Over the past three decades, Mexico's maquiladora industry, with a current value of $121.5 billion, propelled Mexico into the top ranks of industrialized nations.
The government started the program in 1965 as a way to employ Mexican migrants repatriated at the end of the U.S. bracero guest-worker program. Since then the industry has expanded both geographically and economically.
By 1973, maquiladoras, located mostly in the country's northern urban centers, accounted for nearly half Mexico's export assembly. And by 1985, the maquiladoras had become Mexico's second-largest source of income from foreign exports, behind oil. Growth accelerated even more after implementation of the North American Free Trade Agreement gave investors more confidence about locating in Mexico.
But a crisis hit the industry early this decade when a U.S. recession cut deeply into sales of maquiladora products. At the same time, the Fox administration was introducing an array of confounding policies and urging plant operators at the U.S.-Mexico border to relocate to southern Mexico, which had cheaper wages but little infrastructure geared toward export activities.
Instead, many left. The convergence of forces cost Mexico one-fifth of its maquiladora factories and jobs. Of the 900 plants that closed, a third went to China.
"Mexico chose a bad time to change its policy regarding maquiladoras just as there was a weak U.S. and world economy and China was revving up its industrial policy," said Nick Criss, industrial services director of the global real estate firm Cushman & Wakefield.
To survive in Mexico, manufacturers turned from low-wage assembly activities to higher-tech manufacturing operations that justified the region's relatively high wages and took advantage of its proximity to the United States.
"The dust is now settling," Criss said. "We now know the strategic industries that are in Mexico. And they will continue to come."
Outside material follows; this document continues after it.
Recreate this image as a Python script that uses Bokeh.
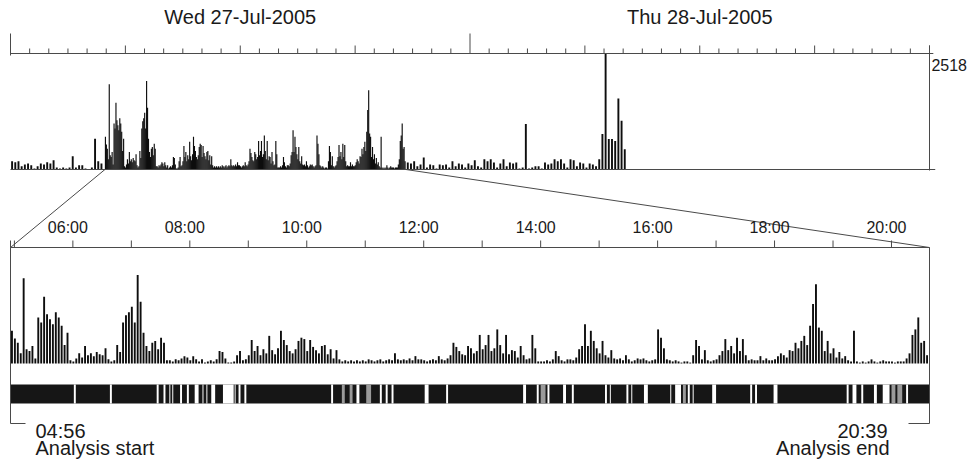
from bokeh.plotting import figure
from bokeh.models import Range1d
from bokeh.core.properties import value
from bokeh.embed import file_html
from bokeh.resources import INLINE

# ------------------------------------------------------------------ data
day_labels = ["Wed 27-Jul-2005", "Thu 28-Jul-2005"]
day_label_hours = [12, 36]
analysis_start = "04:56"
analysis_end = "20:39"
max_count = 2518
epoch_minutes = 3

# activity counts, 3-minute epochs from 04:56 (one row per hour)
act_h0 = [710, 540, 450, 220, 1850, 310, 270, 380, 110, 1000, 890, 1450, 1070, 960, 850, 1110, 1000, 820, 400, 670]
act_h1 = [70, 45, 110, 220, 130, 380, 180, 220, 160, 250, 200, 180, 330, 90, 45, 70, 400, 250, 890, 1050]
act_h2 = [1110, 1230, 890, 1920, 1340, 670, 380, 270, 450, 490, 310, 560, 450, 70, 70, 45, 90, 70, 110, 160]
act_h3 = [130, 70, 160, 90, 45, 90, 20, 45, 70, 45, 90, 270, 250, 110, 20, 20, 45, 180, 270, 70]
act_h4 = [90, 180, 510, 270, 380, 180, 310, 220, 600, 290, 200, 330, 710, 510, 400, 270, 220, 310, 490, 560]
act_h5 = [530, 270, 510, 360, 290, 220, 380, 400, 200, 310, 110, 290, 90, 45, 70, 45, 70, 45, 70, 45]
act_h6 = [70, 45, 90, 70, 45, 70, 90, 45, 70, 90, 70, 220, 90, 70, 90, 70, 110, 70, 160, 90]
act_h7 = [90, 70, 45, 70, 90, 70, 160, 90, 70, 110, 180, 450, 360, 270, 200, 180, 380, 330, 220, 270]
act_h8 = [620, 310, 400, 620, 270, 330, 740, 400, 220, 620, 200, 290, 270, 130, 380, 180, 90, 110, 620, 330]
act_h9 = [45, 45, 45, 70, 45, 90, 270, 160, 70, 45, 90, 90, 70, 130, 310, 380, 850, 380, 710, 490]
act_h10 = [330, 220, 490, 180, 130, 290, 110, 90, 110, 70, 180, 90, 45, 70, 110, 90, 110, 70, 45, 70]
act_h11 = [90, 740, 560, 330, 90, 70, 45, 70, 45, 20, 45, 45, 20, 180, 510, 380, 90, 290, 70, 45]
act_h12 = [70, 90, 180, 270, 530, 290, 380, 220, 560, 270, 530, 180, 70, 90, 70, 70, 160, 70, 110, 70]
act_h13 = [70, 90, 160, 220, 180, 130, 290, 270, 450, 330, 490, 600, 400, 820, 1290, 1720, 780, 710, 270, 490]
act_h14 = [220, 330, 130, 250, 110, 160, 70, 45, 710, 45, 20, 45, 20, 45, 90, 45, 20, 45, 70, 45]
act_h15 = [45, 45, 20, 45, 45, 45, 110, 220, 620, 740, 1000, 450, 490, 180]

# counts outside the analysis window (10-minute bins, overview only)
bin_minutes = 10
pre_start = "00:00"
pre_counts = [180, 160, 180, 70, 110, 130, 90, 20, 70, 130, 110, 160, 130, 200, 45,
              20, 45, 20, 45, 290, 45, 90, 90, 20, 0, 45, 670, 180, 130]
post_start = "20:40"
post_counts = [150, 130, 180, 70, 110, 260, 45, 110, 90, 20,
               110, 90, 110, 45, 180, 70, 130, 110, 45, 130,
               90, 200, 70, 45, 220, 180, 220, 150, 45, 130,
               220, 70, 150, 130, 150, 20, 45, 990, 20, 45,
               70, 70, 20, 150, 110, 130, 220, 180, 220, 130,
               45, 220, 200, 70, 150, 130, 45, 130, 110, 70,
               220, 770, 2518, 660, 660, 620, 1540, 1060, 440]

hour_labels = ["06:00", "08:00", "10:00", "12:00", "14:00", "16:00", "18:00", "20:00"]

# wake epochs shown in the sleep/wake band (start, minutes, level 1=white 0.5=partial)
wake_start = ["06:01", "06:38", "07:26", "07:33", "07:39", "07:42", "07:50", "07:57", "08:05",
              "08:13", "08:17", "08:22", "08:34", "08:46", "08:50", "08:56", "10:25", "10:36",
              "10:44", "10:51", "11:01", "11:15", "11:21", "11:27", "12:01", "12:23", "13:42",
              "13:56", "14:00", "14:07", "14:23", "14:32", "15:06", "15:11", "15:28", "15:33",
              "15:46", "16:13", "16:18", "16:26", "16:31", "16:36", "16:56", "17:35", "17:40",
              "17:59", "19:14", "19:20", "19:29", "19:42", "19:51", "20:00", "20:06", "20:15"]
wake_len = [2, 2, 2, 2, 1, 1, 2, 2, 4, 1, 1, 4, 11, 1, 2, 2, 2, 3,
            3, 3, 5, 2, 2, 2, 4, 2, 3, 2, 5, 2, 3, 2, 2, 1, 2, 1,
            4, 1, 6, 3, 2, 1, 4, 2, 2, 4, 2, 4, 2, 3, 7, 4, 5, 2]
wake_level = [1, 1, 1, 1, 1, 1, 1, 1, 1, 1, 1, 1, 1, 1, 1, 1, 1, 0.5,
              0.5, 1, 0.5, 1, 1, 1, 1, 1, 1, 1, 0.5, 1, 1, 1, 1, 1, 1, 1,
              1, 1, 1, 0.5, 1, 1, 1, 1, 1, 1, 1, 1, 1, 1, 1, 0.5, 0.5, 1]

# ------------------------------------------------------------------ helpers
def hm(s):
    h, m = s.split(":")
    return int(h) + int(m) / 60.0

activity = (act_h0 + act_h1 + act_h2 + act_h3 + act_h4 + act_h5 + act_h6 + act_h7 +
            act_h8 + act_h9 + act_h10 + act_h11 + act_h12 + act_h13 + act_h14 + act_h15)
t_start = hm(analysis_start)
t_end = hm(analysis_end)
ep_h = epoch_minutes / 60.0
ep_x = [t_start + (i + 0.5) * ep_h for i in range(len(activity))]

bin_h = bin_minutes / 60.0
pre_x = [hm(pre_start) + (i + 0.5) * bin_h for i in range(len(pre_counts))]
post_x = [hm(post_start) + (i + 0.5) * bin_h for i in range(len(post_counts))]

wake_l = [hm(s) for s in wake_start]
wake_r = [hm(s) + n / 60.0 for s, n in zip(wake_start, wake_len)]
wake_col = ["#ffffff" if lv == 1 else "#9a9a9a" for lv in wake_level]

# ------------------------------------------------------------------ layout (page px)
W, H = 970, 460
M = 0
X0, X1 = 10, 929
Y_TAX, Y_TBASE = 53, 169
Y_BAX, Y_BBASE = 247, 363
BAND_T, BAND_B = 384, 403
BRK_Y = 423
DAY_SPAN = 48.0

k = max_count / (Y_TBASE - Y_TAX)
dpp = (X1 - X0) / DAY_SPAN
zpp = (X1 - X0) / (t_end - t_start)

day_range = Range1d(-(X0 - M) / dpp, DAY_SPAN + (M + W - X1) / dpp)
zoom_range = Range1d(t_start - (X0 - M) / zpp, t_end + (M + W - X1) / zpp)
top_y = Range1d(-(M + H - Y_TBASE) * k, (Y_TBASE - M) * k)
bot_y = Range1d(-(M + H - Y_BBASE) * k, (Y_BBASE - M) * k)

p = figure(width=W, height=H, x_range=day_range, y_range=top_y,
           output_backend="svg", toolbar_location=None, min_border=0,
           x_axis_type=None, y_axis_type=None, title=None,
           outline_line_color=None, background_fill_color="white",
           border_fill_color="white")
p.extra_x_ranges = {"zoom": zoom_range, "px": Range1d(M, M + W)}
p.extra_y_ranges = {"bot": bot_y, "py": Range1d(M + H, M)}

BAR = "#0e0e0e"
LINE = "#4a4a4a"
TXT = "#1a1a1a"
FONT = value("Liberation Sans")

# ---- overview bars
p.vbar(x=pre_x, width=bin_h * 0.6, top=pre_counts, bottom=0, fill_color=BAR, line_color=None)
p.vbar(x=ep_x, width=ep_h * 1.2, top=activity, bottom=0, fill_color=BAR, line_color=None)
p.vbar(x=post_x, width=bin_h * 0.6, top=post_counts, bottom=0, fill_color=BAR, line_color=None)

# ---- overview axis
day_ticks = list(range(0, int(DAY_SPAN) + 1))
t_top = []
for h in day_ticks:
    if h == 0 or h == 24:
        t_top.append(33)
    elif h == 48:
        t_top.append(45)
    elif h % 6 == 0:
        t_top.append(45)
    else:
        t_top.append(48)
t_bot = [55 if h == 0 else Y_TAX for h in day_ticks]
p.segment(x0=day_ticks, x1=day_ticks, y0=t_bot, y1=t_top, y_range_name="py",
          line_color=LINE, line_width=1)
p.segment(x0=[0], x1=[DAY_SPAN + 0.2], y0=[Y_TAX], y1=[Y_TAX], y_range_name="py",
          line_color=LINE, line_width=1)
p.segment(x0=[0], x1=[DAY_SPAN + 0.3], y0=[Y_TBASE], y1=[Y_TBASE], y_range_name="py",
          line_color=LINE, line_width=1)
p.segment(x0=[DAY_SPAN], x1=[DAY_SPAN], y0=[45], y1=[Y_TBASE + 1], y_range_name="py",
          line_color=LINE, line_width=1)
p.text(x=day_label_hours, y=[16, 16], text=day_labels, y_range_name="py",
       text_font=FONT, text_font_size="20px", text_align="center",
       text_baseline="middle", text_color=TXT)
p.text(x=[DAY_SPAN + 0.1], y=[58], text=[str(max_count)], y_range_name="py",
       text_font=FONT, text_font_size="16px", text_align="left",
       text_baseline="top", text_color=TXT)

# ---- connectors (window ends in overview -> ends of detail panel)
p.segment(x0=[t_start, t_end], x1=[0, DAY_SPAN], y0=[Y_TBASE, Y_TBASE], y1=[Y_BAX, Y_BAX],
          y_range_name="py", line_color=LINE, line_width=1)

# ---- detail bars
p.vbar(x=ep_x, width=ep_h * 0.65, top=activity, bottom=0, x_range_name="zoom",
       y_range_name="bot", fill_color=BAR, line_color=None)

# ---- sleep / wake band
p.quad(left=[t_start], right=[t_end], top=[BAND_T], bottom=[BAND_B],
       x_range_name="zoom", y_range_name="py", fill_color="#161616", line_color=None)
p.quad(left=wake_l, right=wake_r, top=[BAND_T] * len(wake_l), bottom=[BAND_B] * len(wake_l),
       x_range_name="zoom", y_range_name="py", fill_color=wake_col, line_color=None)

# ---- detail axis
hour_ticks = [t_start] + list(range(int(t_start) + 1, int(t_end) + 1))
p.segment(x0=hour_ticks, x1=hour_ticks, y0=[Y_BAX] * len(hour_ticks),
          y1=[Y_BAX - 7] * len(hour_ticks), x_range_name="zoom", y_range_name="py",
          line_color=LINE, line_width=1)
p.segment(x0=[t_start], x1=[t_end], y0=[Y_BAX], y1=[Y_BAX], x_range_name="zoom",
          y_range_name="py", line_color=LINE, line_width=1)
p.text(x=[hm(s) for s in hour_labels], y=[227] * len(hour_labels), text=hour_labels,
       x_range_name="zoom", y_range_name="py", x_offset=-5,
       text_font=FONT, text_font_size="16px", text_align="center",
       text_baseline="middle", text_color=TXT)

# ---- side borders and brackets
p.segment(x0=[t_start, t_end], x1=[t_start, t_end], y0=[Y_BAX, Y_BAX], y1=[BRK_Y, BRK_Y],
          x_range_name="zoom", y_range_name="py", line_color=LINE, line_width=1)
p.segment(x0=[X0, X1 - 21], x1=[X0 + 15, X1], y0=[BRK_Y, BRK_Y], y1=[BRK_Y, BRK_Y],
          x_range_name="px", y_range_name="py", line_color=LINE, line_width=1)
p.text(x=[35, 35], y=[430, 447], text=[analysis_start, "Analysis start"],
       x_range_name="px", y_range_name="py", text_font=FONT, text_font_size="20px",
       text_align="left", text_baseline="middle", text_color=TXT)
p.text(x=[887, 889], y=[430, 447], text=[analysis_end, "Analysis end"],
       x_range_name="px", y_range_name="py", text_font=FONT, text_font_size="20px",
       text_align="right", text_baseline="middle", text_color=TXT)

open("out.html", "w").write(file_html(p, INLINE))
Television manufacturers have revamped production lines to produce the new generation of plasma, LCD, and rear-projection TVs. Electronic and electrical material producers, the category television manufacturers fall in, have increased their presence 10.5 percent since 2005. Auto and auto parts makers have grown more than 13 percent.
At the same time, textiles and apparel, which involve simple assembly processes needing little technical skills, have shrunk 23 percent.
"Five years ago, we didn't have aeronautical companies," said Sergio Ornelas, editor of Mexico Now, a trade publication. "Now there are 110 and they export a half billion in goods a year."
Suppliers are following these new or expanding companies to Mexico.
Factories are hiring more workers, an average 429 positions per plant. Projections put this year's total at 1,236,600 workers, a 16 percent jump over the number employed in 2003.
"Tijuana continues to top the list by far in terms of number of plants and is in second place in employment behind Juarez," Christman said.
But without significant measures by Calderon, Global Insight projects only modest growth during the next administration.
Plants will increase only slightly to a bit more than 3,000, the forecasting firm says, while the number of workers will grow to a record 1,445,100. Wages, now at an average of $2.30 an hour, including benefits, are expected to rise by the end of Calderon's term to $2.78."From 2006 to 2012, growth will be 2.95 percent," Christman said. "That's hardly robust."